Barria lasted just 2 2/3 innings in his shortest start of the season. He was reminded that learning experiences can be painful.
“The first inning, it looked like they took advantage of some balls that weren’t well executed,” Angels manager Brad Ausmus said. “A couple of hanging breaking balls. They’re a very good offensive club. A lot of power up and down the lineup, and they took advantage of some balls up in the zone.”
Ausmus went to the mound in the first inning to remind Barria to fight through the problems, focus on pitch location and not look back.
“I really just wanted his focus to be forward,” Ausmus said. “I didn’t want him to concern himself with what had already happened because you can’t do anything about it.”
Barria got the Astros in order in the second, then departed with two runners on base and two outs in the bottom of the third.
“I could locate my slider,” Barria said. “All the home runs were on offspeed pitches left up in the zone.”

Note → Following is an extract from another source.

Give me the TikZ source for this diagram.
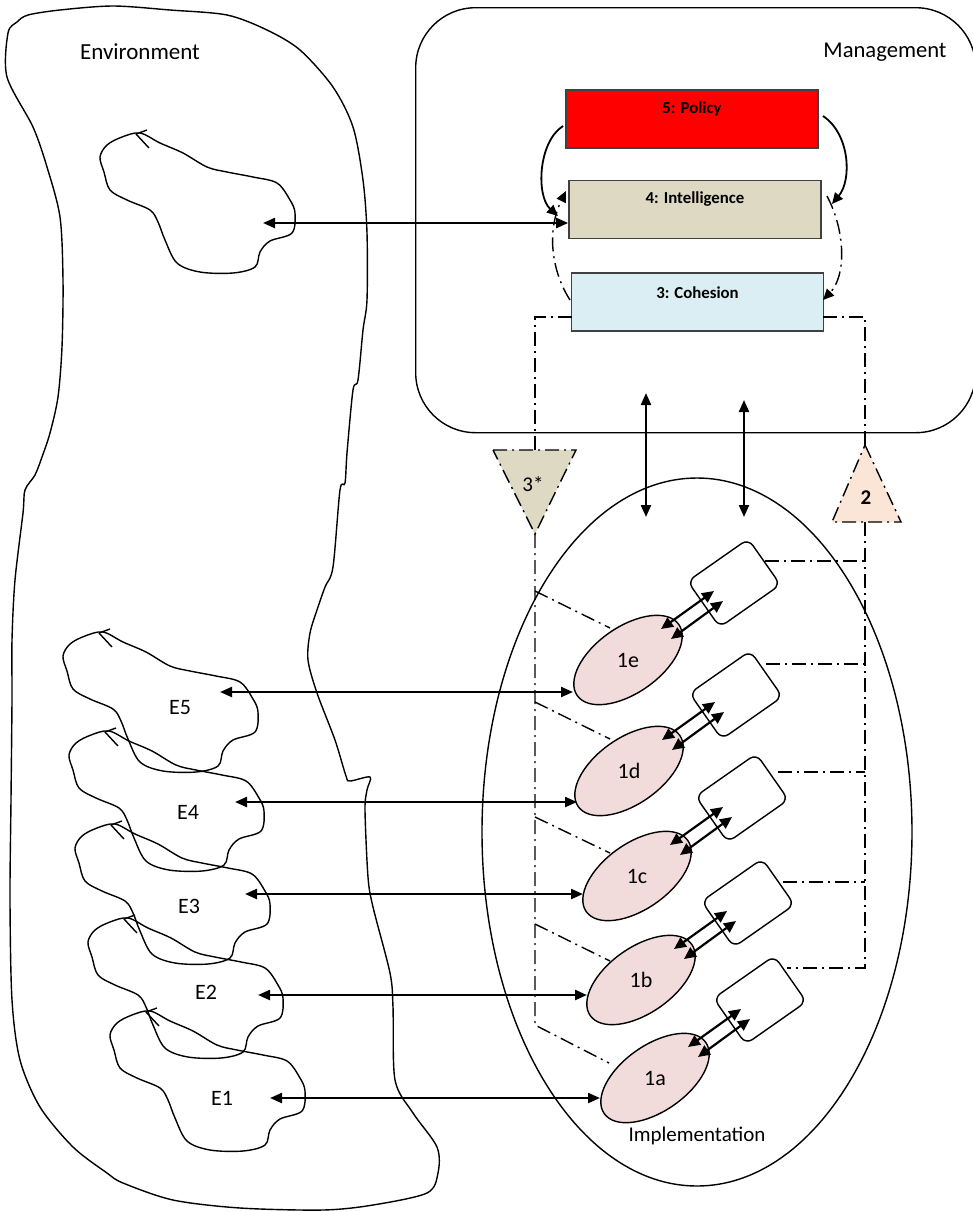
\documentclass[tikz,border=0pt]{standalone}
\usepackage{fontspec}
\setmainfont{Carlito}
\usetikzlibrary{arrows.meta,shapes.geometric,calc}
\definecolor{intel}{HTML}{DDD9C3}
\definecolor{cohes}{HTML}{DBEEF4}
\definecolor{pinkfill}{HTML}{F2DCDB}
\definecolor{peach}{HTML}{FBE5D6}
\definecolor{polred}{HTML}{FF0000}
\begin{document}
\begin{tikzpicture}[x=0.5pt,y=-0.5pt,
  outline/.style={line width=0.7pt, black},
  ddot/.style={line width=0.7pt, dash pattern=on 7pt off 2.5pt on 1pt off 2.5pt},
  conn/.style={line width=1.1pt, {Triangle[length=6pt,width=5pt]}-{Triangle[length=6pt,width=5pt]}},
  sconn/.style={line width=1.1pt, {Triangle[length=6pt,width=5.5pt]}-{Triangle[length=6pt,width=5.5pt]}},
  tipar/.style={line width=0.9pt, -{Triangle[length=5.5pt,width=5pt]}},
  lvl/.style={draw=black!75, line width=0.8pt, minimum width=126pt, minimum height=29pt, inner sep=0pt},
  lbl/.style={font=\fontsize{11}{13}\selectfont, inner sep=0pt},
  blbl/.style={font=\fontsize{8.4}{10}\selectfont\bfseries, inner sep=0pt},
  unit/.style={ellipse, draw, line width=0.7pt, fill=pinkfill, minimum width=62pt, minimum height=33pt, rotate=35, inner sep=0pt},
  opbox/.style={draw, line width=0.7pt, rounded corners=4pt, minimum width=37pt, minimum height=28pt, rotate=35, inner sep=0pt},
  blob/.pic={
    \draw[outline] plot[smooth cycle, tension=0.55] coordinates {(140,133) (122,137) (107,145) (100,157) (104,172) (110,190) (127,200) (150,210) (158,222) (165,240) (177,263) (200,272) (233,273) (255,267) (260,252) (270,241) (292,233) (295,213) (290,200) (277,183) (253,177) (227,172) (207,167) (183,153) (160,143)};
    \draw[outline] (136,134) -- (147,130);
    \draw[outline] (136,134) -- (149,148);
  }
]
\useasboundingbox (0,0) rectangle (973,1212);

% Environment outline
\draw[outline] plot[smooth cycle, tension=0.5] coordinates {
 (28,15) (60,10) (113,6) (170,10) (227,15) (267,30) (300,50) (333,87) (353,127) (363,180) (367,233) (367,300) (363,330) (358,380) (353,390) (347,453) (345,483) (340,490) (333,567) (325,587) (317,610) (310,633) (308,660) (317,693) (335,740) (346,776) (350,781) (370,777) (367,790) (365,810) (368,877) (373,907) (390,973) (393,1007) (395,1080) (413,1113) (437,1147) (438,1173) (427,1193) (373,1205) (323,1210) (240,1208) (173,1200) (123,1183) (107,1173) (73,1147) (40,1107) (20,1060) (12,1000) (10,900) (11,800) (12,700) (12,640) (15,580) (23,513) (25,490) (35,475) (42,457) (50,433) (58,397) (62,347) (63,280) (60,217) (47,167) (33,127) (7,77) (8,33) (17,22)};
\node[lbl, font=\fontsize{11.5}{13}\selectfont] (envlbl) at (140,52) {Environment};

% blobs
\pic at (0,0) {blob};
\pic at (-37,499) {blob};
\pic at (-31,598) {blob};
\pic at (-25,691) {blob};
\pic at (-12,785) {blob};
\pic at (10,878) {blob};
\node[lbl] (lE5) at (180,708) {E5};
\node[lbl] (lE4) at (188,812) {E4};
\node[lbl] (lE3) at (189,906) {E3};
\node[lbl] (lE2) at (206,992) {E2};
\node[lbl] (lE1) at (222,1098) {E1};

% Management
\node[draw, line width=0.7pt, rounded corners=30pt, minimum width=280pt, minimum height=212.5pt, anchor=north west, inner sep=0pt] (mgmt) at (415,7) {};
\node[lbl, font=\fontsize{11.3}{13}\selectfont] (mgmtlbl) at (885,52) {Management};

\node[lvl, fill=polred] (pol) at (692,119) {};
\node[blbl] at ([shift={(0,-10)}]pol.center) {5: Policy};
\node[lvl, fill=intel] (int) at (695,209.5) {};
\node[blbl] at ([shift={(0,-10)}]int.center) {4: Intelligence};
\node[lvl, fill=cohes] (coh) at (697.5,302) {};
\node[blbl] at ([shift={(0,-9)}]coh.center) {3: Cohesion};

% curved arrows among 5,4,3
\coordinate (pl) at (563,126);
\coordinate (il) at (558,216);
\draw[tipar] (pl) .. controls (538,142) and (536,196) .. (il);
\coordinate (pr) at (823,116);
\coordinate (ir) at (832,204);
\draw[tipar] (pr) .. controls (850,134) and (852,180) .. (ir);
\coordinate (cl) at (570,300);
\coordinate (il2) at (566,191);
\draw[ddot, -{Triangle[length=5.5pt,width=5pt]}] (cl) .. controls (552,272) and (546,232) .. (il2);
\coordinate (ir2) at (827,196);
\coordinate (cr) at (823,300);
\draw[ddot, -{Triangle[length=5.5pt,width=5pt]}] (ir2) .. controls (846,232) and (846,276) .. (cr);

% environment blob to intelligence
\coordinate (envtip) at (263,223);
\draw[conn] (envtip) -- (envtip -| int.west);

% Implementation ellipse
\node[draw, ellipse, line width=0.7pt, minimum width=215pt, minimum height=354pt, inner sep=0pt] (impl) at (697,832) {};
\node[lbl, font=\fontsize{10.5}{12}\selectfont] (impllbl) at (697,1136) {Implementation};

% vertical arrows
\coordinate (va1) at (646,393); \coordinate (vb1) at (646,517);
\coordinate (va2) at (744,400); \coordinate (vb2) at (744,517);
\draw[conn] (va1) -- (vb1);
\draw[conn] (va2) -- (vb2);

% dash-dot network left (3*)
\draw[ddot] (572,317) -- (535,317) -- (535,450);
\draw[ddot, fill=intel] (493,450) -- (576,450) -- (535,534) -- cycle;
\node[lbl, font=\fontsize{10.5}{12}\selectfont] (t3) at (533,484) {3*};
\draw[ddot] (535,534) -- (535,1025) -- (609,1063);
\draw[ddot] (535,591) -- (610,628);
\draw[ddot] (535,702) -- (610,739);
\draw[ddot] (535,817) -- (610,853);
\draw[ddot] (535,924) -- (610,961);

% dash-dot network right (2)
\draw[ddot] (823,317) -- (865,317) -- (865,445);
\draw[ddot, fill=peach] (865,445) -- (901,522) -- (832,522) -- cycle;
\node[lbl, font=\fontsize{10.5}{12}\selectfont\bfseries] (t2) at (866,498) {2};
\draw[ddot] (865,522) -- (865,968) -- (787,968);
\draw[ddot] (765,561) -- (865,561);
\draw[ddot] (766,664) -- (865,664);
\draw[ddot] (778,772) -- (865,772);
\draw[ddot] (783,882) -- (865,882);

% operational units
\foreach \n/\ex/\ey/\bx/\by in {e/628/660/734/583, d/629/771/736/695, c/637/876/742/798, b/641/980/748/903, a/655/1078/760/1000} {
  \node[unit] (u\n) at (\ex,\ey) {};
  \node[lbl] at (u\n.center) {1\n};
  \node[opbox] (o\n) at (\bx,\by) {};
  \draw[sconn] ([shift={(33,-31)}]u\n.center) -- ([shift={(86,-69)}]u\n.center);
  \draw[sconn] ([shift={(43,-21)}]u\n.center) -- ([shift={(95,-59)}]u\n.center);
}

% E arrows
\coordinate (a5l) at (220,692); \coordinate (a5r) at (573,692);
\coordinate (a4l) at (235,802); \coordinate (a4r) at (577,802);
\coordinate (a3l) at (245,894); \coordinate (a3r) at (583,894);
\coordinate (a2l) at (258,995); \coordinate (a2r) at (587,995);
\coordinate (a1l) at (270,1098); \coordinate (a1r) at (600,1098);
\draw[conn] (a5l) -- (a5r);
\draw[conn] (a4l) -- (a4r);
\draw[conn] (a3l) -- (a3r);
\draw[conn] (a2l) -- (a2r);
\draw[conn] (a1l) -- (a1r);
\end{tikzpicture}
\end{document}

He said his manager told him to “try to locate pitches better. Try to stay under control, relaxed.”
“I tried to make adjustments in the second and third innings,” he said. “It’s a learning experience. You’ve got to work in the bullpen. You’ve got to work in the game. Then you go from there.”
The Angels got a Kevan Smith home run in the third, then strung together five straight hits and scored three times in the top of the fourth to make it a 6-4 game.
That’s where it stayed as the Astros got four shutout innings from four relievers to win their 101st game and reduce their magic number to clinch the American League West to one.
“It’s more about locating [the slider],” Ausmus said. “He threw some good ones as well. He got some swings and misses on it. They are a very good offensive club, so this could happen to a seasoned veteran as well.”